A:  I'm really into theater collectives right now. Experimental companies taking on big, messy ideas with singular visions. Elevator Repair Service. The T.E.A.M. The National Theater of the United States of America. The Civilians. I just saw Sleep No More by the British theater company Punchdrunk, which was an experience. I'm convinced that the future success of theater lies in groups of people, not individuals. They're able to circumvent the slog of the development process and create theater on their own terms. They're also coming up with the some of the most gutsy and powerful material right now, not to mention work that is visually arresting and super fun to watch.

Q:  What advice do you have for playwrights just starting out?

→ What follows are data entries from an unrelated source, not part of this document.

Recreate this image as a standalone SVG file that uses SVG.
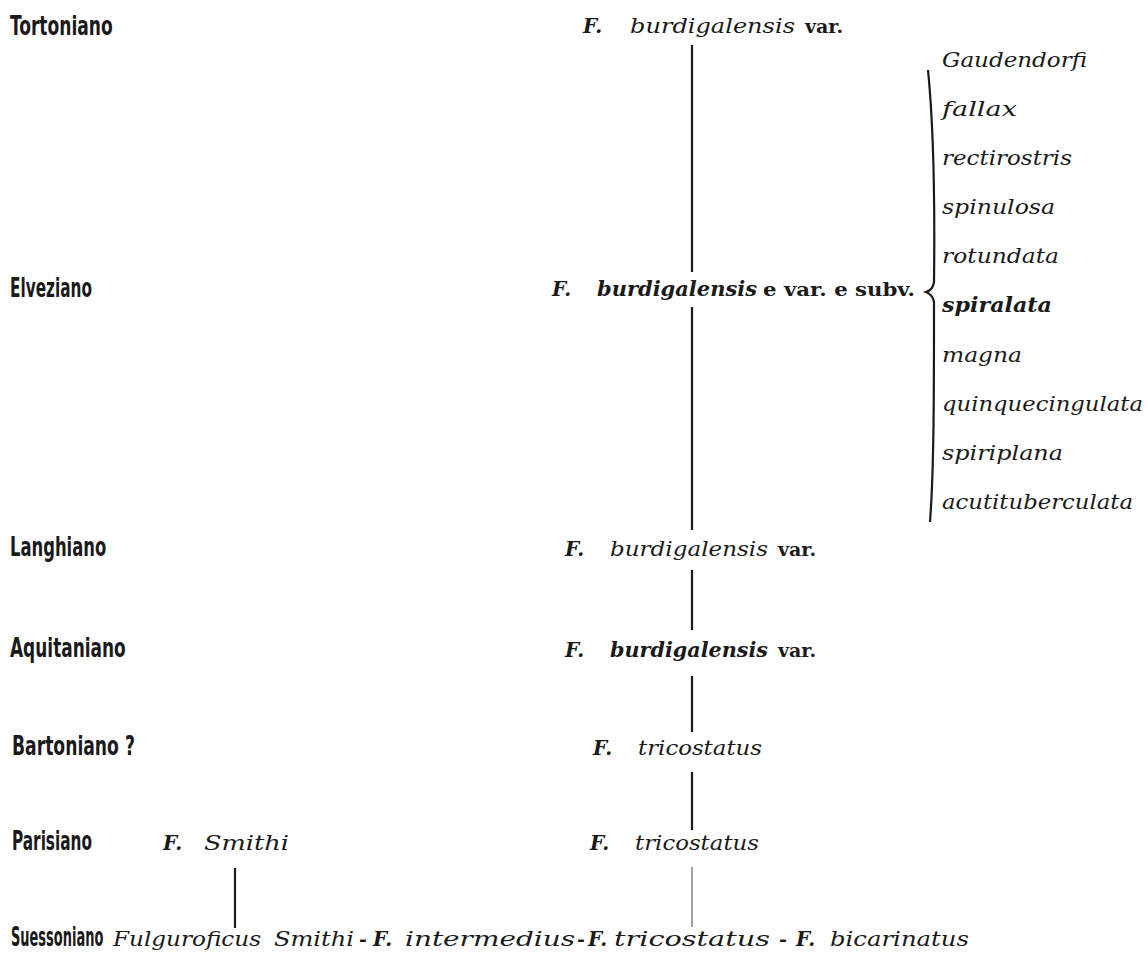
<svg xmlns="http://www.w3.org/2000/svg" width="1147" height="956" viewBox="0 0 1147 956">
<style>
.st{font-family:"Liberation Sans Narrow","DejaVu Sans Condensed","Liberation Sans",sans-serif;font-weight:bold;font-size:27px;fill:#1a1a1a}
.it{font-family:"DejaVu Serif","Liberation Serif",serif;font-style:italic;font-size:20px;fill:#1a1a1a}
.bi{font-family:"DejaVu Serif","Liberation Serif",serif;font-style:italic;font-weight:bold;font-size:20px;fill:#1a1a1a}
.rm{font-family:"DejaVu Serif","Liberation Serif",serif;font-weight:bold;font-size:19px;fill:#1a1a1a}
.ln{stroke:#1a1a1a;stroke-width:2.2;fill:none}
.thin{stroke:#555;stroke-width:1.1;fill:none}
</style>
<rect width="1147" height="956" fill="#ffffff"/>

<g id="stages">
<text class="st" transform="translate(10,35) scale(0.65,1)" textLength="158" lengthAdjust="spacingAndGlyphs">Tortoniano</text>
<text class="st" transform="translate(10,297) scale(0.65,1)" textLength="126" lengthAdjust="spacingAndGlyphs">Elveziano</text>
<text class="st" transform="translate(10,556) scale(0.65,1)" textLength="148" lengthAdjust="spacingAndGlyphs">Langhiano</text>
<text class="st" transform="translate(10,657) scale(0.65,1)" textLength="178" lengthAdjust="spacingAndGlyphs">Aquitaniano</text>
<text class="st" transform="translate(12,755) scale(0.65,1)" textLength="189" lengthAdjust="spacingAndGlyphs">Bartoniano ?</text>
<text class="st" transform="translate(12,850) scale(0.65,1)" textLength="123" lengthAdjust="spacingAndGlyphs">Parisiano</text>
<text class="st" transform="translate(11,946) scale(0.65,1)" textLength="142" lengthAdjust="spacingAndGlyphs">Suessoniano</text>
</g>

<g id="node-tortoniano">
<text class="bi" x="583" y="33">F.</text>
<text class="it" x="630" y="33" textLength="165" lengthAdjust="spacingAndGlyphs">burdigalensis</text>
<text class="rm" x="805" y="33">var.</text>
</g>

<g id="node-elveziano">
<text class="bi" x="552" y="296">F.</text>
<text class="bi" x="597" y="296" textLength="160" lengthAdjust="spacingAndGlyphs">burdigalensis</text>
<text class="rm" x="763" y="296" textLength="152" lengthAdjust="spacingAndGlyphs">e var. e subv.</text>
</g>

<g id="node-langhiano">
<text class="bi" x="565" y="556">F.</text>
<text class="it" x="610" y="556" textLength="158" lengthAdjust="spacingAndGlyphs">burdigalensis</text>
<text class="rm" x="778" y="556">var.</text>
</g>

<g id="node-aquitaniano">
<text class="bi" x="565" y="657">F.</text>
<text class="bi" x="610" y="657" textLength="158" lengthAdjust="spacingAndGlyphs">burdigalensis</text>
<text class="rm" x="778" y="657">var.</text>
</g>

<g id="node-bartoniano">
<text class="bi" x="593" y="755">F.</text>
<text class="it" x="638" y="755" textLength="124" lengthAdjust="spacingAndGlyphs">tricostatus</text>
</g>

<g id="node-parisiano-tricostatus">
<text class="bi" x="590" y="850">F.</text>
<text class="it" x="635" y="850" textLength="124" lengthAdjust="spacingAndGlyphs">tricostatus</text>
</g>

<g id="node-parisiano-smithi">
<text class="bi" x="163" y="850">F.</text>
<text class="it" x="204" y="850" textLength="85" lengthAdjust="spacingAndGlyphs">Smithi</text>
</g>

<g id="node-suessoniano">
<text class="it" x="113" y="946" textLength="148" lengthAdjust="spacingAndGlyphs">Fulguroficus</text>
<text class="it" x="274" y="946" textLength="80" lengthAdjust="spacingAndGlyphs">Smithi</text>
<text class="rm" x="359" y="946">-</text>
<text class="bi" x="373" y="946">F.</text>
<text class="it" x="405" y="946" textLength="170" lengthAdjust="spacingAndGlyphs">intermedius</text>
<text class="rm" x="577" y="946">-</text>
<text class="bi" x="588" y="946">F.</text>
<text class="it" x="614" y="946" textLength="156" lengthAdjust="spacingAndGlyphs">tricostatus</text>
<text class="rm" x="779" y="946">-</text>
<text class="bi" x="796" y="946">F.</text>
<text class="it" x="830" y="946" textLength="139" lengthAdjust="spacingAndGlyphs">bicarinatus</text>
</g>

<g id="node-varieties">
<text class="it" x="942" y="67" textLength="145" lengthAdjust="spacingAndGlyphs">Gaudendorfi</text>
<text class="it" x="942" y="116" textLength="75" lengthAdjust="spacingAndGlyphs">fallax</text>
<text class="it" x="942" y="165" textLength="130" lengthAdjust="spacingAndGlyphs">rectirostris</text>
<text class="it" x="942" y="214" textLength="113" lengthAdjust="spacingAndGlyphs">spinulosa</text>
<text class="it" x="942" y="263" textLength="117" lengthAdjust="spacingAndGlyphs">rotundata</text>
<text class="bi" x="942" y="312" textLength="110" lengthAdjust="spacingAndGlyphs">spiralata</text>
<text class="it" x="942" y="362" textLength="80" lengthAdjust="spacingAndGlyphs">magna</text>
<text class="it" x="942" y="411" textLength="201" lengthAdjust="spacingAndGlyphs">quinquecingulata</text>
<text class="it" x="942" y="460" textLength="121" lengthAdjust="spacingAndGlyphs">spiriplana</text>
<text class="it" x="942" y="509" textLength="191" lengthAdjust="spacingAndGlyphs">acutituberculata</text>
</g>

<g id="connectors">
<line class="ln" x1="692" y1="45" x2="692" y2="272"/>
<line class="ln" x1="692" y1="307" x2="692" y2="530"/>
<line class="ln" x1="692" y1="570" x2="692" y2="630"/>
<line class="ln" x1="692" y1="676" x2="692" y2="732"/>
<line class="ln" x1="692" y1="772" x2="692" y2="830"/>
<line class="thin" x1="692" y1="867" x2="692" y2="927"/>
<line class="ln" x1="235" y1="868" x2="235" y2="928"/>
<path class="ln" d="M928 70 C933 120 935 200 934 282 Q933 290 926 292 Q933 295 934 302 C934 390 934 470 930 522"/>
</g>
</svg>
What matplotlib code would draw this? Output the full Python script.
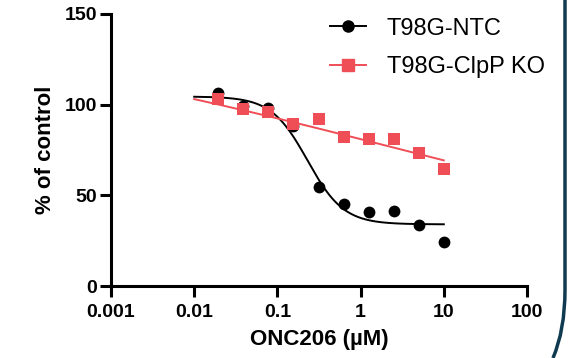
import numpy as np
import matplotlib.pyplot as plt
from matplotlib.path import Path
from matplotlib.patches import PathPatch

plt.rcParams['font.family'] = ['Liberation Sans', 'DejaVu Sans']

# ONC206 concentrations (uM), 2-fold dilution
conc = [0.0195, 0.039, 0.078, 0.156, 0.3125, 0.625, 1.25, 2.5, 5.0, 10.0]
ntc = [106.3, 99.3, 98.0, 88.4, 54.8, 45.0, 41.0, 41.5, 33.6, 24.4]
ko = [103.1, 97.5, 96.1, 89.6, 92.3, 82.3, 80.9, 80.9, 73.5, 64.3]

# 4-parameter logistic fit parameters (top, bottom, IC50, hill)
ntc_fit = (104.5, 34.0, 0.23, 2.0)
ko_fit = (150.0, 0.0, 3.25, 0.136)

labels = ['T98G-NTC', 'T98G-ClpP KO']
black = '#000000'
red = '#f04e57'


def four_pl(x, top, bottom, ic50, hill):
  return bottom + (top - bottom) / (1.0 + (x / ic50) ** hill)


fig = plt.figure(figsize=(5.82, 3.58), dpi=100)
ax = fig.add_axes([0.1907, 0.2011, 0.9055 - 0.1907, 0.9609 - 0.2011])

x_ = np.logspace(-2, 1, 200)
ax.plot(x_, four_pl(x_, *ntc_fit), color=black, lw=1.4)
ax.plot(x_, four_pl(x_, *ko_fit), color=red, lw=1.4)
ax.plot(conc, ntc, 'o', color=black, ms=8.5, mew=0)
ax.plot(conc, ko, 's', color=red, ms=8.5, mew=0)

# legend handles: line + marker
h1, = ax.plot([], [], '-o', color=black, ms=8, lw=1.4)
h2, = ax.plot([], [], '-s', color=red, ms=8, lw=1.4)
ax.legend([h1, h2], labels, loc='upper left', bbox_to_anchor=(0.476, 1.065),
  frameon=False, fontsize=17, handlelength=1.5, handletextpad=0.9,
  labelspacing=0.7)

ax.set_xscale('log')
ax.set_xlim(0.001, 100)
ax.set_ylim(0, 150)
ax.set_xticks([0.001, 0.01, 0.1, 1, 10, 100])
ax.set_xticklabels(['0.001', '0.01', '0.1', '1', '10', '100'])
ax.minorticks_off()
ax.set_yticks([0, 50, 100, 150])

for side in ['top', 'right']:
  ax.spines[side].set_visible(False)
for side in ['left', 'bottom']:
  ax.spines[side].set_linewidth(2.2)
ax.tick_params(width=2.2, length=8, labelsize=14, pad=2)
ax.tick_params(axis='x', pad=5)
for lab in ax.get_xticklabels() + ax.get_yticklabels():
  lab.set_fontweight('bold')

ax.set_xlabel('ONC206 (µM)', fontsize=16, fontweight='bold', labelpad=6)
ax.set_ylabel('% of control', fontsize=16, fontweight='bold', labelpad=6)

# slide frame border on the right
W, H = 582.0, 358.0
verts = [(565 / W, 1.0), (565 / W, 1 - 290 / H), (565 / W, 1 - 330 / H), (553 / W, 0.0)]
codes = [Path.MOVETO, Path.LINETO, Path.CURVE3, Path.CURVE3]
fig.patches.append(PathPatch(Path(verts, codes), transform=fig.transFigure,
  fill=False, edgecolor='#0f3a50', lw=2.5))

fig.savefig('out.png', dpi=100)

A:  Be ambitious - aim high, overshoot, mess up, try again. Theater needs bold storytellers right now. We need thoughtful people taking on big questions. With every bad play that gets produced, theater dies a little. We become a little more irrelevant. So be hard on yourself. Write every play like it's your last. If you're writing about five loafers on a couch, throw it out. Look outside yourself. Ask questions. Write the conversations you want to be having with society at large. Think visually, not just about words on a page. Think about the audience. Entertain them, respect them, challenge them. Don't write a play you know has already been written. Read a million books. Go on crazy adventures. Take strange jobs. Fall in love with older writers and then try to write better than them. Fall in love with theater and then write a play that redefines what theater is.

Q:  Any plugs?

A:  Rent a car this winter and go see Elevator Repair's Gatz at A.R.T. - see the marathon six hour version, don't split it up. I saw Gatz last year in Troy, New York and it was the single-most thrilling piece of theater I have ever seen.

3 comments:

brian said...

Carly, don't worry about losing theater. There is amazing theater in Los Angeles, it's just spread-out. I recommend the following companies/presenting houses: Company of Angels, Bootleg Theater, LATC, Redcat, Odyssey Theater, needtheater, Black Dahlia. There is a ton more, too. And the great thing about Los Angeles is that space is CHEAP (comparatively to NYC) so if you get the itch, you can get something up fairly easily. I'm actually headed back to NYC after several years out here. Let me know if you have questions about neighborhoods, finding an apartment, etc. brian at perfectdisgrace dot com

Rob Handel said...

Even by the high standards of this blog, I was particularly inspired by this. But here's my question for Carly Mensch and other individual playwrights (myself included) who are turned on by the TEAM and ensemble/devised work: is there a new model of making theater that involves both "us" and "them"? What experiments should we be trying?